**Material provided**
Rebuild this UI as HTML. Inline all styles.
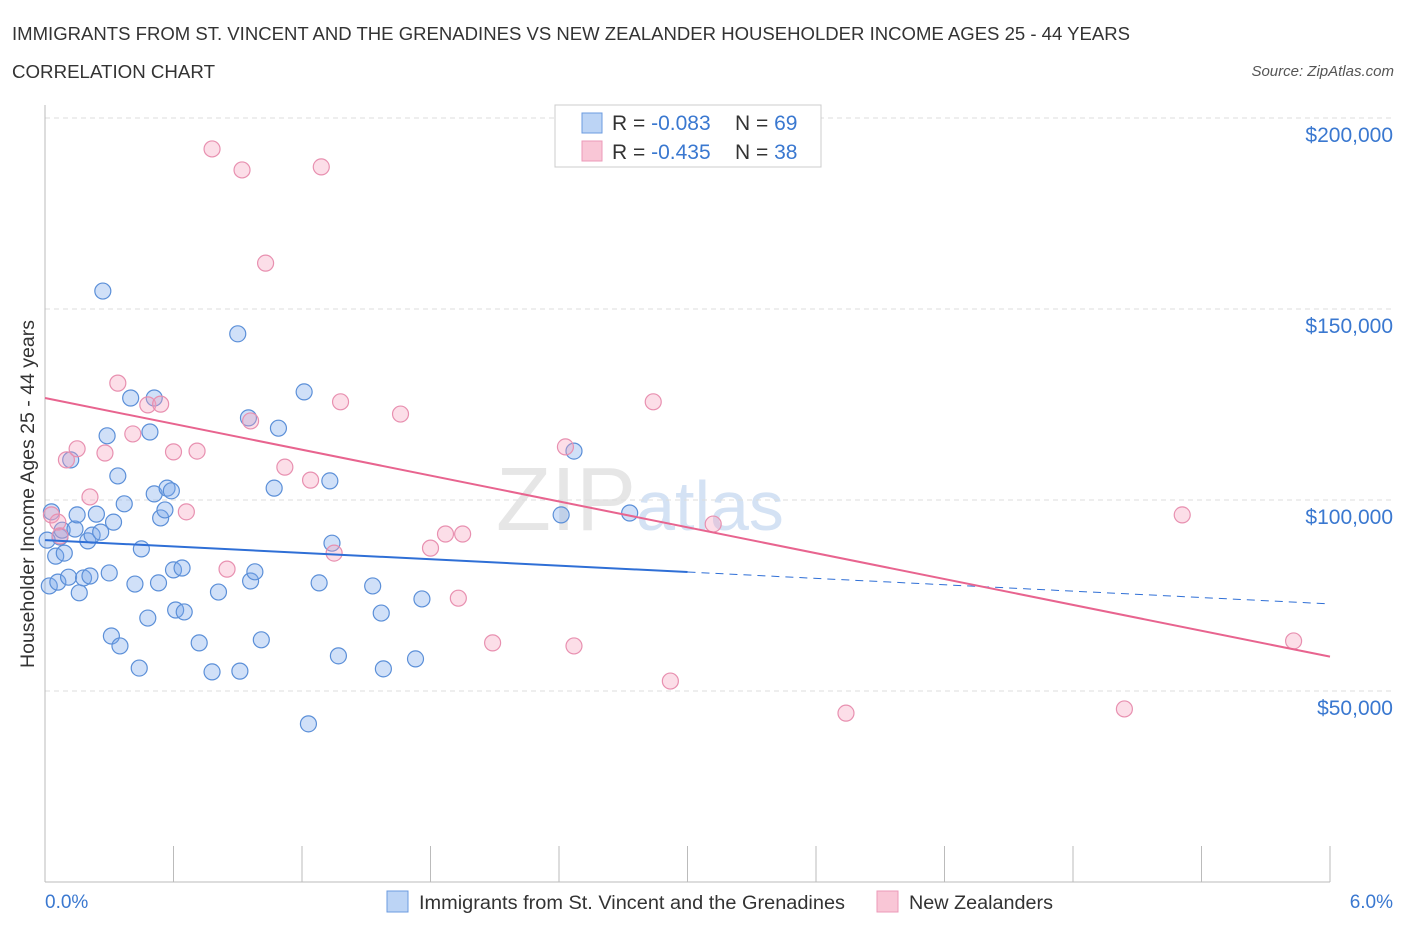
<!DOCTYPE html>
<html><head><meta charset="utf-8"><style>
body{margin:0;background:#fff;font-family:"Liberation Sans",sans-serif;}
svg text{font-family:"Liberation Sans",sans-serif;}
</style></head><body>
<svg id="chart" width="1406" height="930" xmlns="http://www.w3.org/2000/svg">
<text x="12" y="40" font-size="18" fill="#333" textLength="1118" lengthAdjust="spacingAndGlyphs">IMMIGRANTS FROM ST. VINCENT AND THE GRENADINES VS NEW ZEALANDER HOUSEHOLDER INCOME AGES 25 - 44 YEARS</text>
<text x="12" y="78" font-size="18" fill="#333" textLength="203" lengthAdjust="spacingAndGlyphs">CORRELATION CHART</text>
<text x="1394" y="76" font-size="15" fill="#555" font-style="italic" text-anchor="end">Source: ZipAtlas.com</text>
<text x="640" y="530" font-size="90" fill="#e6e6e6" font-family="Liberation Serif" text-anchor="middle">ZIP<tspan fill="#d4e2f4" font-family="Liberation Sans" font-size="70">atlas</tspan></text>
<g id="grid"></g><g id="axes"></g><g id="marks"></g>
<text transform="translate(34,494) rotate(-90)" font-size="19.5" fill="#333" text-anchor="middle">Householder Income Ages 25 - 44 years</text>
<text x="45" y="908" font-size="19" fill="#3a78d0">0.0%</text>
<text x="1393" y="908" font-size="19" fill="#3a78d0" text-anchor="end">6.0%</text>
<g>
<rect x="555" y="105" width="266" height="62" fill="#fff" stroke="#ccc"/>
<rect x="582" y="113" width="20" height="20" fill="#bcd4f5" stroke="#6b9be0"/>
<rect x="582" y="141" width="20" height="20" fill="#f9c6d6" stroke="#ec9ab8"/>
<text x="612" y="130" font-size="21" fill="#333">R = <tspan fill="#3a78d0">-0.083</tspan></text>
<text x="735" y="130" font-size="21" fill="#333">N = <tspan fill="#3a78d0">69</tspan></text>
<text x="612" y="159" font-size="21" fill="#333">R = <tspan fill="#3a78d0">-0.435</tspan></text>
<text x="735" y="159" font-size="21" fill="#333">N = <tspan fill="#3a78d0">38</tspan></text>
</g>
<g>
<rect x="387" y="891" width="21" height="21" fill="#bcd4f5" stroke="#6b9be0"/>
<text x="419" y="909" font-size="19" fill="#333" textLength="426" lengthAdjust="spacingAndGlyphs">Immigrants from St. Vincent and the Grenadines</text>
<rect x="877" y="891" width="21" height="21" fill="#f9c6d6" stroke="#ec9ab8"/>
<text x="909" y="909" font-size="19" fill="#333" textLength="144" lengthAdjust="spacingAndGlyphs">New Zealanders</text>
</g>
</svg>
<script>
const blueX=[0.02,0.05,0.03,0.06,0.07,0.08,0.09,0.11,0.12,0.14,0.15,0.16,0.18,0.20,0.21,0.22,0.24,0.26,0.27,0.29,0.30,0.31,0.32,0.34,0.35,0.37,0.40,0.42,0.44,0.45,0.48,0.49,0.51,0.51,0.53,0.54,0.56,0.57,0.59,0.60,0.61,0.64,0.65,0.72,0.78,0.81,0.90,0.91,0.95,0.96,0.98,1.01,1.07,1.09,1.21,1.28,1.33,1.34,1.37,1.53,1.57,1.58,1.73,1.76,2.41,2.47,2.73,1.23,0.01];
const blueY=[77.5,85.3,96.9,78.5,90.3,92.1,86.1,79.8,110.5,92.4,96.1,75.7,79.6,89.3,80.1,90.8,96.3,91.6,154.7,116.8,80.9,64.4,94.2,106.3,61.8,99.0,126.7,78.0,56.0,87.2,69.1,117.8,101.6,126.7,78.3,95.3,97.4,103.1,102.4,81.7,71.2,82.2,70.7,62.6,55.0,75.9,143.5,55.2,121.5,78.8,81.2,63.4,103.1,118.8,128.3,78.3,105.0,88.7,59.2,77.5,70.4,55.8,58.4,74.1,96.1,112.8,96.6,41.4,89.5];
const pinkX=[0.03,0.06,0.07,0.10,0.15,0.21,0.28,0.34,0.41,0.48,0.54,0.60,0.66,0.71,0.78,0.85,0.92,0.96,1.03,1.12,1.24,1.29,1.35,1.38,1.66,1.80,1.87,1.93,1.95,2.09,2.43,2.47,2.84,2.92,3.12,3.74,5.04,5.31,5.83];
const pinkY=[96.1,94.2,90.6,110.5,113.4,100.8,112.3,130.6,117.3,124.9,125.1,112.6,96.9,112.8,191.9,81.9,186.4,120.7,162.0,108.6,105.2,187.2,86.1,125.7,122.5,87.4,91.1,74.3,91.1,62.6,113.9,61.8,125.7,52.6,93.7,44.2,45.3,96.1,63.1];
const yTicks=[50,100,150,200];
const yTickLabels=["$50,000","$100,000","$150,000","$200,000"];
const xTicks=[0,0.6,1.2,1.8,2.4,3.0,3.6,4.2,4.8,5.4,6.0];
const blueTrend=[89.5,72.8];
const pinkTrend=[126.7,59.0];
const blueSolidEnd=3.0;

const NS="http://www.w3.org/2000/svg";
const sx=v=>45+v/6*1285;
const sy=v=>882-v*191/50;
function mk(tag,attrs,parent){const e=document.createElementNS(NS,tag);for(const k in attrs)e.setAttribute(k,attrs[k]);parent.appendChild(e);return e;}
const grid=document.getElementById('grid'),axes=document.getElementById('axes'),marks=document.getElementById('marks');
yTicks.forEach((t,i)=>{
  const l=mk('line',{x1:45,x2:1394,y1:sy(t),y2:sy(t),stroke:'#ddd','stroke-dasharray':'5,4'},grid);
  
  
  const tx=mk('text',{x:1393,y:sy(t)+24,'font-size':21,fill:'#3a78d0','text-anchor':'end'},grid);
  tx.textContent=yTickLabels[i];
  
  
});
const ya=mk('line',{x1:45,x2:45,y1:105,y2:882,stroke:'#bbb'},axes);


const xa=mk('line',{x1:45,x2:1330,y1:882,y2:882,stroke:'#bbb'},axes);


xTicks.forEach(t=>{
  const l=mk('line',{x1:sx(t),x2:sx(t),y1:846,y2:882,stroke:'#bbb'},axes);
  
  
});
function dots(X,Y,fill,stroke,name){
  X.forEach((x,i)=>{
    const c=mk('circle',{cx:sx(x),cy:sy(Y[i]),r:8,fill:fill,stroke:stroke,'stroke-width':1.2},marks);
    
    
  });
}
dots(blueX,blueY,'rgba(120,165,235,0.35)','#5b8fd8','immigrant-point');
dots(pinkX,pinkY,'rgba(245,160,190,0.35)','#e890b0','new-zealander-point');
const at=(tr,x)=>tr[0]+(tr[1]-tr[0])*x/6;
const b1=mk('line',{x1:sx(0),y1:sy(blueTrend[0]),x2:sx(blueSolidEnd),y2:sy(at(blueTrend,blueSolidEnd)),stroke:'#2f6fd6','stroke-width':2},marks);


const b2=mk('line',{x1:sx(blueSolidEnd),y1:sy(at(blueTrend,blueSolidEnd)),x2:sx(6),y2:sy(blueTrend[1]),stroke:'#2f6fd6','stroke-width':1,'stroke-dasharray':'8,6'},marks);


const p1=mk('line',{x1:sx(0),y1:sy(pinkTrend[0]),x2:sx(6),y2:sy(pinkTrend[1]),stroke:'#e8648f','stroke-width':2},marks);


</script>
</body></html>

**Exercise brief**
Leaving out the pictures, repeat the data above exactly.

**Task response**
Rebuild this UI as HTML. Inline all styles.
<!DOCTYPE html>
<html><head><meta charset="utf-8"><style>
body{margin:0;background:#fff;font-family:"Liberation Sans",sans-serif;}
svg text{font-family:"Liberation Sans",sans-serif;}
</style></head><body>
<svg id="chart" width="1406" height="930" xmlns="http://www.w3.org/2000/svg">
<text x="12" y="40" font-size="18" fill="#333" textLength="1118" lengthAdjust="spacingAndGlyphs">IMMIGRANTS FROM ST. VINCENT AND THE GRENADINES VS NEW ZEALANDER HOUSEHOLDER INCOME AGES 25 - 44 YEARS</text>
<text x="12" y="78" font-size="18" fill="#333" textLength="203" lengthAdjust="spacingAndGlyphs">CORRELATION CHART</text>
<text x="1394" y="76" font-size="15" fill="#555" font-style="italic" text-anchor="end">Source: ZipAtlas.com</text>
<text x="640" y="530" font-size="90" fill="#e6e6e6" font-family="Liberation Serif" text-anchor="middle">ZIP<tspan fill="#d4e2f4" font-family="Liberation Sans" font-size="70">atlas</tspan></text>
<g id="grid"></g><g id="axes"></g><g id="marks"></g>
<text transform="translate(34,494) rotate(-90)" font-size="19.5" fill="#333" text-anchor="middle">Householder Income Ages 25 - 44 years</text>
<text x="45" y="908" font-size="19" fill="#3a78d0">0.0%</text>
<text x="1393" y="908" font-size="19" fill="#3a78d0" text-anchor="end">6.0%</text>
<g>
<rect x="555" y="105" width="266" height="62" fill="#fff" stroke="#ccc"/>
<rect x="582" y="113" width="20" height="20" fill="#bcd4f5" stroke="#6b9be0"/>
<rect x="582" y="141" width="20" height="20" fill="#f9c6d6" stroke="#ec9ab8"/>
<text x="612" y="130" font-size="21" fill="#333">R = <tspan fill="#3a78d0">-0.083</tspan></text>
<text x="735" y="130" font-size="21" fill="#333">N = <tspan fill="#3a78d0">69</tspan></text>
<text x="612" y="159" font-size="21" fill="#333">R = <tspan fill="#3a78d0">-0.435</tspan></text>
<text x="735" y="159" font-size="21" fill="#333">N = <tspan fill="#3a78d0">38</tspan></text>
</g>
<g>
<rect x="387" y="891" width="21" height="21" fill="#bcd4f5" stroke="#6b9be0"/>
<text x="419" y="909" font-size="19" fill="#333" textLength="426" lengthAdjust="spacingAndGlyphs">Immigrants from St. Vincent and the Grenadines</text>
<rect x="877" y="891" width="21" height="21" fill="#f9c6d6" stroke="#ec9ab8"/>
<text x="909" y="909" font-size="19" fill="#333" textLength="144" lengthAdjust="spacingAndGlyphs">New Zealanders</text>
</g>
</svg>
<script>
const blueX=[0.02,0.05,0.03,0.06,0.07,0.08,0.09,0.11,0.12,0.14,0.15,0.16,0.18,0.20,0.21,0.22,0.24,0.26,0.27,0.29,0.30,0.31,0.32,0.34,0.35,0.37,0.40,0.42,0.44,0.45,0.48,0.49,0.51,0.51,0.53,0.54,0.56,0.57,0.59,0.60,0.61,0.64,0.65,0.72,0.78,0.81,0.90,0.91,0.95,0.96,0.98,1.01,1.07,1.09,1.21,1.28,1.33,1.34,1.37,1.53,1.57,1.58,1.73,1.76,2.41,2.47,2.73,1.23,0.01];
const blueY=[77.5,85.3,96.9,78.5,90.3,92.1,86.1,79.8,110.5,92.4,96.1,75.7,79.6,89.3,80.1,90.8,96.3,91.6,154.7,116.8,80.9,64.4,94.2,106.3,61.8,99.0,126.7,78.0,56.0,87.2,69.1,117.8,101.6,126.7,78.3,95.3,97.4,103.1,102.4,81.7,71.2,82.2,70.7,62.6,55.0,75.9,143.5,55.2,121.5,78.8,81.2,63.4,103.1,118.8,128.3,78.3,105.0,88.7,59.2,77.5,70.4,55.8,58.4,74.1,96.1,112.8,96.6,41.4,89.5];
const pinkX=[0.03,0.06,0.07,0.10,0.15,0.21,0.28,0.34,0.41,0.48,0.54,0.60,0.66,0.71,0.78,0.85,0.92,0.96,1.03,1.12,1.24,1.29,1.35,1.38,1.66,1.80,1.87,1.93,1.95,2.09,2.43,2.47,2.84,2.92,3.12,3.74,5.04,5.31,5.83];
const pinkY=[96.1,94.2,90.6,110.5,113.4,100.8,112.3,130.6,117.3,124.9,125.1,112.6,96.9,112.8,191.9,81.9,186.4,120.7,162.0,108.6,105.2,187.2,86.1,125.7,122.5,87.4,91.1,74.3,91.1,62.6,113.9,61.8,125.7,52.6,93.7,44.2,45.3,96.1,63.1];
const yTicks=[50,100,150,200];
const yTickLabels=["$50,000","$100,000","$150,000","$200,000"];
const xTicks=[0,0.6,1.2,1.8,2.4,3.0,3.6,4.2,4.8,5.4,6.0];
const blueTrend=[89.5,72.8];
const pinkTrend=[126.7,59.0];
const blueSolidEnd=3.0;

const NS="http://www.w3.org/2000/svg";
const sx=v=>45+v/6*1285;
const sy=v=>882-v*191/50;
function mk(tag,attrs,parent){const e=document.createElementNS(NS,tag);for(const k in attrs)e.setAttribute(k,attrs[k]);parent.appendChild(e);return e;}
const grid=document.getElementById('grid'),axes=document.getElementById('axes'),marks=document.getElementById('marks');
yTicks.forEach((t,i)=>{
  const l=mk('line',{x1:45,x2:1394,y1:sy(t),y2:sy(t),stroke:'#ddd','stroke-dasharray':'5,4'},grid);
  
  
  const tx=mk('text',{x:1393,y:sy(t)+24,'font-size':21,fill:'#3a78d0','text-anchor':'end'},grid);
  tx.textContent=yTickLabels[i];
  
  
});
const ya=mk('line',{x1:45,x2:45,y1:105,y2:882,stroke:'#bbb'},axes);


const xa=mk('line',{x1:45,x2:1330,y1:882,y2:882,stroke:'#bbb'},axes);


xTicks.forEach(t=>{
  const l=mk('line',{x1:sx(t),x2:sx(t),y1:846,y2:882,stroke:'#bbb'},axes);
  
  
});
function dots(X,Y,fill,stroke,name){
  X.forEach((x,i)=>{
    const c=mk('circle',{cx:sx(x),cy:sy(Y[i]),r:8,fill:fill,stroke:stroke,'stroke-width':1.2},marks);
    
    
  });
}
dots(blueX,blueY,'rgba(120,165,235,0.35)','#5b8fd8','immigrant-point');
dots(pinkX,pinkY,'rgba(245,160,190,0.35)','#e890b0','new-zealander-point');
const at=(tr,x)=>tr[0]+(tr[1]-tr[0])*x/6;
const b1=mk('line',{x1:sx(0),y1:sy(blueTrend[0]),x2:sx(blueSolidEnd),y2:sy(at(blueTrend,blueSolidEnd)),stroke:'#2f6fd6','stroke-width':2},marks);


const b2=mk('line',{x1:sx(blueSolidEnd),y1:sy(at(blueTrend,blueSolidEnd)),x2:sx(6),y2:sy(blueTrend[1]),stroke:'#2f6fd6','stroke-width':1,'stroke-dasharray':'8,6'},marks);


const p1=mk('line',{x1:sx(0),y1:sy(pinkTrend[0]),x2:sx(6),y2:sy(pinkTrend[1]),stroke:'#e8648f','stroke-width':2},marks);


</script>
</body></html>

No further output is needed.